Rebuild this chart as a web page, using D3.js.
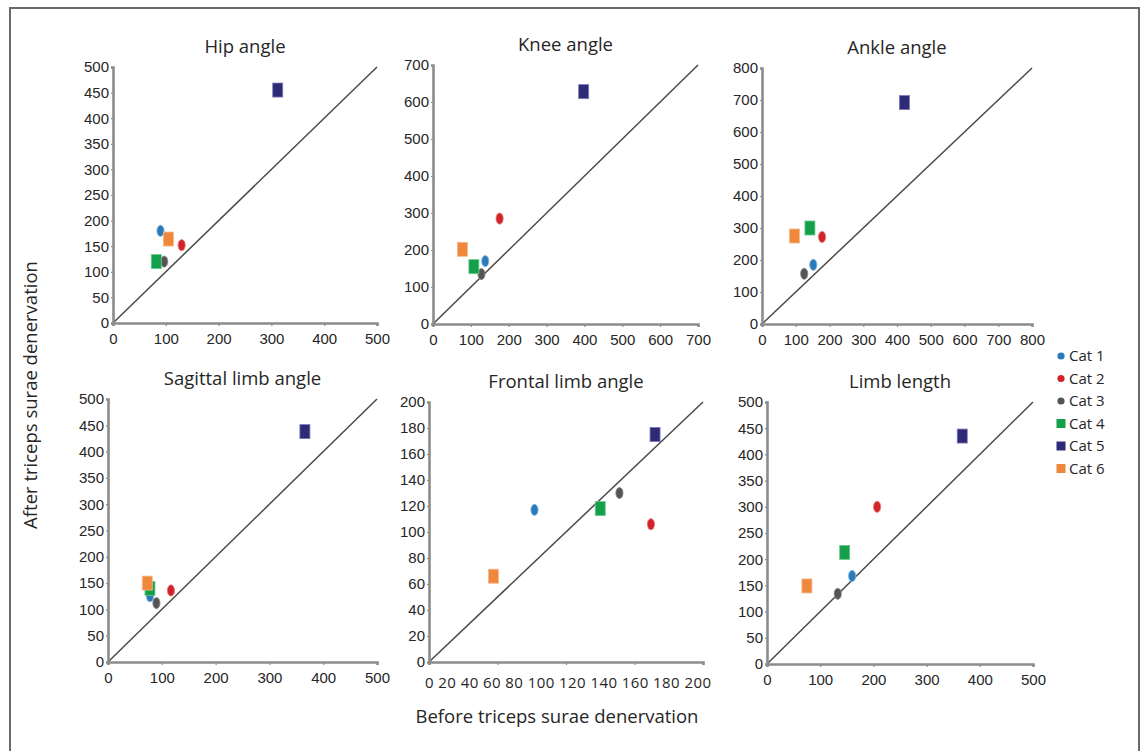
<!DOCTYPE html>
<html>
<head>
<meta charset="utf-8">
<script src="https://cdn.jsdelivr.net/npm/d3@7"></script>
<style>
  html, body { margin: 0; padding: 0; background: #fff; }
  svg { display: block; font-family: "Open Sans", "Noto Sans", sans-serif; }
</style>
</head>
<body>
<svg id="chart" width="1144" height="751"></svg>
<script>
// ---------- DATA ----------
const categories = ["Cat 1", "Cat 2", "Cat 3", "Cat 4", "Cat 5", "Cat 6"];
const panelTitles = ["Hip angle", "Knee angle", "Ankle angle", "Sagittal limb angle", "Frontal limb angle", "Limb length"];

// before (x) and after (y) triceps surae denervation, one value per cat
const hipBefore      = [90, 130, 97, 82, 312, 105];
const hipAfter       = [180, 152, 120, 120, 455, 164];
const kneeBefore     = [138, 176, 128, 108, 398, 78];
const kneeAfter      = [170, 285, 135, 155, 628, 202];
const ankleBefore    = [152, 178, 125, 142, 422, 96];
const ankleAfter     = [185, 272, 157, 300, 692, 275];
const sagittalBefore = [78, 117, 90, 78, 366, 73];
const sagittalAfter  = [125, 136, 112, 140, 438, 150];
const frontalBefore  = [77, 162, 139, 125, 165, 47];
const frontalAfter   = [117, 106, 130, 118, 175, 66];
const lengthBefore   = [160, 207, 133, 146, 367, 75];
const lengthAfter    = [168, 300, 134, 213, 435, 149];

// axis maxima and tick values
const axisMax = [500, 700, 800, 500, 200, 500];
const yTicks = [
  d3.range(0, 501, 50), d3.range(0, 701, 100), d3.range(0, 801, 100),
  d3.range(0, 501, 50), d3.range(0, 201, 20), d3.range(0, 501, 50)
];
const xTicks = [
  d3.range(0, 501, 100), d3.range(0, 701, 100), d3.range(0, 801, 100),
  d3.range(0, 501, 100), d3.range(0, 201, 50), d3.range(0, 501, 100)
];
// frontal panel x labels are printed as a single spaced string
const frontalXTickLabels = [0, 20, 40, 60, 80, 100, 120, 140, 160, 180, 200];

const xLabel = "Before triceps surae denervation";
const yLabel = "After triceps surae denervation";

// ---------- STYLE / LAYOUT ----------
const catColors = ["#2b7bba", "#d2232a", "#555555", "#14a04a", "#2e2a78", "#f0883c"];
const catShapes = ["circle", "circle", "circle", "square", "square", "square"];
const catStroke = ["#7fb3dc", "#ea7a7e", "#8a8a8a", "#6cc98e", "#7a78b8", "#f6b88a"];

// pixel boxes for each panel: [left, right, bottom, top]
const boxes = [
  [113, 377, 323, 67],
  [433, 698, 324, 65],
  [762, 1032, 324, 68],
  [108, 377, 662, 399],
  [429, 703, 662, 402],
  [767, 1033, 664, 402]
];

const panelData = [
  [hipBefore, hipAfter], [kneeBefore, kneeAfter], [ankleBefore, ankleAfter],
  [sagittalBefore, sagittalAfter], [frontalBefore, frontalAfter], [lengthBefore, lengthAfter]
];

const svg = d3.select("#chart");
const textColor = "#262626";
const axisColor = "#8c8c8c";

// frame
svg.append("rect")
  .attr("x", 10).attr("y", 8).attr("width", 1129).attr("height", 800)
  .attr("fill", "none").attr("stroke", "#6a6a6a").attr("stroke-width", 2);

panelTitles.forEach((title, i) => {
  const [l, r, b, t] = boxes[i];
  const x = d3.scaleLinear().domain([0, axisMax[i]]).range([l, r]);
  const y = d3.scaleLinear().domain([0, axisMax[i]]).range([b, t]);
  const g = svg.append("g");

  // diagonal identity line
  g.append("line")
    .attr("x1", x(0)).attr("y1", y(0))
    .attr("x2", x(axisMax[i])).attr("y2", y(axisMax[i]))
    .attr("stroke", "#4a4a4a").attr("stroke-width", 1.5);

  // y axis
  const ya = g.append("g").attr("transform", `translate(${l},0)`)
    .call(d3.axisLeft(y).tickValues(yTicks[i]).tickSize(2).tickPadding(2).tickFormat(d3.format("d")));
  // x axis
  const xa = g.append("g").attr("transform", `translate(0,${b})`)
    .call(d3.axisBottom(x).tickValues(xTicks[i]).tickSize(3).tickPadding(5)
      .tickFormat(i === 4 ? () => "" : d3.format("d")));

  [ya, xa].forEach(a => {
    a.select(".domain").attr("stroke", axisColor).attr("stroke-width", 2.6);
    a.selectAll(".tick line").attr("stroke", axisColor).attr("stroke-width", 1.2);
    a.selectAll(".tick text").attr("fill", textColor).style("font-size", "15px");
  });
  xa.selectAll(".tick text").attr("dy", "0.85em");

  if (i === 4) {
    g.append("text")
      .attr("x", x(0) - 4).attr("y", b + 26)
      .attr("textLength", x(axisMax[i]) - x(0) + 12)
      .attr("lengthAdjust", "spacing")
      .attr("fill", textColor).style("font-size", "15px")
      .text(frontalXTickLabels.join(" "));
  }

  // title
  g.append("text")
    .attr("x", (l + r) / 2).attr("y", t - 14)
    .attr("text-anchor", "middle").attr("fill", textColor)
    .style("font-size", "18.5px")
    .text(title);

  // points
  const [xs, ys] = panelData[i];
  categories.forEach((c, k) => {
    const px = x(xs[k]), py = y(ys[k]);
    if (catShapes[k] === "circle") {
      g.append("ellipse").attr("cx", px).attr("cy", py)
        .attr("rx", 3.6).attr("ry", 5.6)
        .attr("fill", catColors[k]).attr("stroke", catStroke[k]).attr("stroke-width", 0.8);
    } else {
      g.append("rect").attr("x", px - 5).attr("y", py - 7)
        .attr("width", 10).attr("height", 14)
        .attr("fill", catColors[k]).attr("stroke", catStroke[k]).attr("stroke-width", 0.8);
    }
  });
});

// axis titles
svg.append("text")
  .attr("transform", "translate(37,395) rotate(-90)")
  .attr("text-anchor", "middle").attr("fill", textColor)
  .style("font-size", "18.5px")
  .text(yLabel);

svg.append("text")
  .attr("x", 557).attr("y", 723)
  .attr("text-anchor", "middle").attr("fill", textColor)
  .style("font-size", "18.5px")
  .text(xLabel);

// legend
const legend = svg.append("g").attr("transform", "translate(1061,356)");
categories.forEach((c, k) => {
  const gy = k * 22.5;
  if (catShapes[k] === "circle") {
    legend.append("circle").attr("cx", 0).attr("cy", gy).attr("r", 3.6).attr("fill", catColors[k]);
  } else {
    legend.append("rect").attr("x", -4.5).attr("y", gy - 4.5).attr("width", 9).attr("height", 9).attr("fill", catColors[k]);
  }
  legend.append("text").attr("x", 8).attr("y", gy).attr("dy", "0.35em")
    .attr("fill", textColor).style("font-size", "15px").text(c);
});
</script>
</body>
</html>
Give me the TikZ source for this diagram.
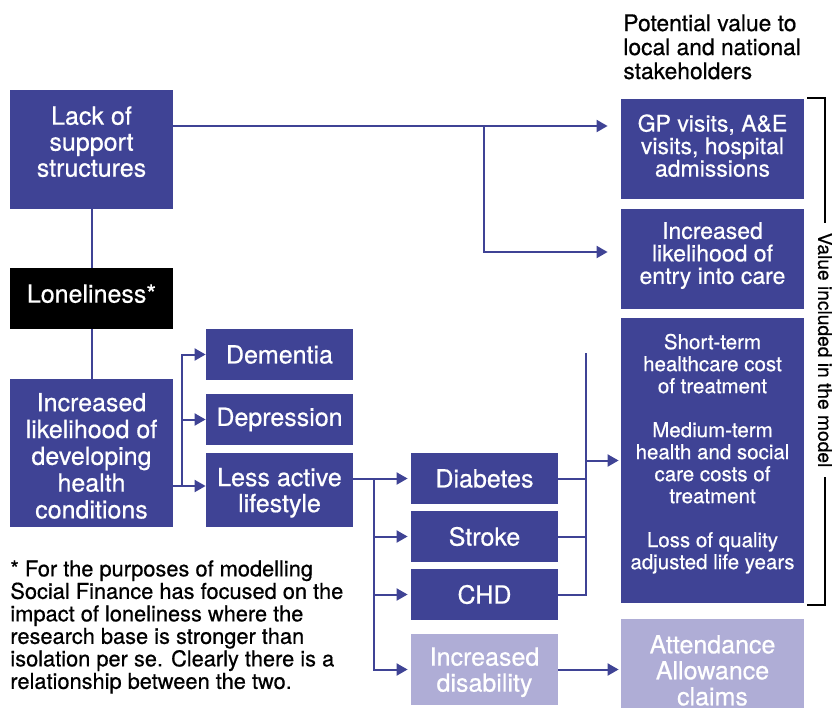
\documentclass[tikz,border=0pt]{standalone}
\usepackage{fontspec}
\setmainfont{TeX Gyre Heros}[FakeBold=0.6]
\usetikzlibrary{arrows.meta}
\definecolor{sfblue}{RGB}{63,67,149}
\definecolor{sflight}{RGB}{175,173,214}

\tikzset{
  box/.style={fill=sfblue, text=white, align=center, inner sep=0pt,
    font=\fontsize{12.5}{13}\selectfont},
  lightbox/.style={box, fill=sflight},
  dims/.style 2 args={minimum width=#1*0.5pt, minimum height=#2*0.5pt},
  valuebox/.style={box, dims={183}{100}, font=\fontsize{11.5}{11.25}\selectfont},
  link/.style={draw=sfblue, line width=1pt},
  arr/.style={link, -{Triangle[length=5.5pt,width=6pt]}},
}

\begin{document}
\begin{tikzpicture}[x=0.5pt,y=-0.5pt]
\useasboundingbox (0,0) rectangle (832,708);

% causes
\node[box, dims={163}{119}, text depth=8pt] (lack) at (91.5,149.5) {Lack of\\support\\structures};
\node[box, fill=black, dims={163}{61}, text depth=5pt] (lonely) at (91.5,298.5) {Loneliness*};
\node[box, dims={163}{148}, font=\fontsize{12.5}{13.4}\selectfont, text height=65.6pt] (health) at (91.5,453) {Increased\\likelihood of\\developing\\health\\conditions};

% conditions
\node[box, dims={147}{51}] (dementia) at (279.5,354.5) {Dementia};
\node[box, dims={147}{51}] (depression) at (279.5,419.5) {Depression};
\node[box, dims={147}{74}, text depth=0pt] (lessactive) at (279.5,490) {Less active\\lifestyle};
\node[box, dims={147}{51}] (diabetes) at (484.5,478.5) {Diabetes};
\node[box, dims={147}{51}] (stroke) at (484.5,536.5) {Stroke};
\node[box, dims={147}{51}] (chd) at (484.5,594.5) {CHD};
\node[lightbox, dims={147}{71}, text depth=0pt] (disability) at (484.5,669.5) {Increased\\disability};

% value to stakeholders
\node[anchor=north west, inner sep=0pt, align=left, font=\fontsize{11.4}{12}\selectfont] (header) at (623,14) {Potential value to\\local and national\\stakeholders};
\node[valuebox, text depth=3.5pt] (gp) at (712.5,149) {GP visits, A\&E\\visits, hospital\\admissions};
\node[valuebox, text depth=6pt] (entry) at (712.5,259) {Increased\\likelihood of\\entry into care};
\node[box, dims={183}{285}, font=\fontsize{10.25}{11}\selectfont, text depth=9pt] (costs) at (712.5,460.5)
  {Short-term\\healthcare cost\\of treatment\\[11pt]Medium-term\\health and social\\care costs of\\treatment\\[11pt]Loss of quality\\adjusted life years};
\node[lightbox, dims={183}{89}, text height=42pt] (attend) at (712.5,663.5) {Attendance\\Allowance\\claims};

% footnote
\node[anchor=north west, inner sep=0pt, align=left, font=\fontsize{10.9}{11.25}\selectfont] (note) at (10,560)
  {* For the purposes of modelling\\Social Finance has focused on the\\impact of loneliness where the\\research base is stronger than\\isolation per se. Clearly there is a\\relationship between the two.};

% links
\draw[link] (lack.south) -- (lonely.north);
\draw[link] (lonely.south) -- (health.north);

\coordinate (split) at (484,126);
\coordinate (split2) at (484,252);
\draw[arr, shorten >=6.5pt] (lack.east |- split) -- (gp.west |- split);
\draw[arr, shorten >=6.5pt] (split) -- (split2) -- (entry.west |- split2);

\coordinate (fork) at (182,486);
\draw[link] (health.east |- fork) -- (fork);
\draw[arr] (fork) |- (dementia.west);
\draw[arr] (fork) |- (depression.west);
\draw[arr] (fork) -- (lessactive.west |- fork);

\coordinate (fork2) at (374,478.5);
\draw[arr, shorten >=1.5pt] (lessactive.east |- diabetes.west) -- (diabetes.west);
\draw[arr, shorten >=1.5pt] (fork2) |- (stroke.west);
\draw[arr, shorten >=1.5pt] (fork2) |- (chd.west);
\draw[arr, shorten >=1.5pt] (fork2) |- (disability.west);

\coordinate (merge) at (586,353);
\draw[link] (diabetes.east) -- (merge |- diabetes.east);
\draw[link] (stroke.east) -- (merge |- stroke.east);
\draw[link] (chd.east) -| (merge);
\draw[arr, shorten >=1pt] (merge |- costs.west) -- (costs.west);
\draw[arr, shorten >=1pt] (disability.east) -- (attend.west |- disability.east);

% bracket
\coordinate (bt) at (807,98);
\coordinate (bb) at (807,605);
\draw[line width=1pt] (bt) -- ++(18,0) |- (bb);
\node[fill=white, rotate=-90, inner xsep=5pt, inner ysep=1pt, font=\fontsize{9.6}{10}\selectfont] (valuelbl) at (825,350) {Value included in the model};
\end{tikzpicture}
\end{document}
━━━━━━━━━━━━━━━━━━━━
Task details:
Set down the records above word for word, from the first line through the line containing "213, 435, 149];", both included; leave out the pictures.

Exercise result:
Rebuild this chart as a web page, using D3.js.
<!DOCTYPE html>
<html>
<head>
<meta charset="utf-8">
<script src="https://cdn.jsdelivr.net/npm/d3@7"></script>
<style>
  html, body { margin: 0; padding: 0; background: #fff; }
  svg { display: block; font-family: "Open Sans", "Noto Sans", sans-serif; }
</style>
</head>
<body>
<svg id="chart" width="1144" height="751"></svg>
<script>
// ---------- DATA ----------
const categories = ["Cat 1", "Cat 2", "Cat 3", "Cat 4", "Cat 5", "Cat 6"];
const panelTitles = ["Hip angle", "Knee angle", "Ankle angle", "Sagittal limb angle", "Frontal limb angle", "Limb length"];

// before (x) and after (y) triceps surae denervation, one value per cat
const hipBefore      = [90, 130, 97, 82, 312, 105];
const hipAfter       = [180, 152, 120, 120, 455, 164];
const kneeBefore     = [138, 176, 128, 108, 398, 78];
const kneeAfter      = [170, 285, 135, 155, 628, 202];
const ankleBefore    = [152, 178, 125, 142, 422, 96];
const ankleAfter     = [185, 272, 157, 300, 692, 275];
const sagittalBefore = [78, 117, 90, 78, 366, 73];
const sagittalAfter  = [125, 136, 112, 140, 438, 150];
const frontalBefore  = [77, 162, 139, 125, 165, 47];
const frontalAfter   = [117, 106, 130, 118, 175, 66];
const lengthBefore   = [160, 207, 133, 146, 367, 75];
const lengthAfter    = [168, 300, 134, 213, 435, 149];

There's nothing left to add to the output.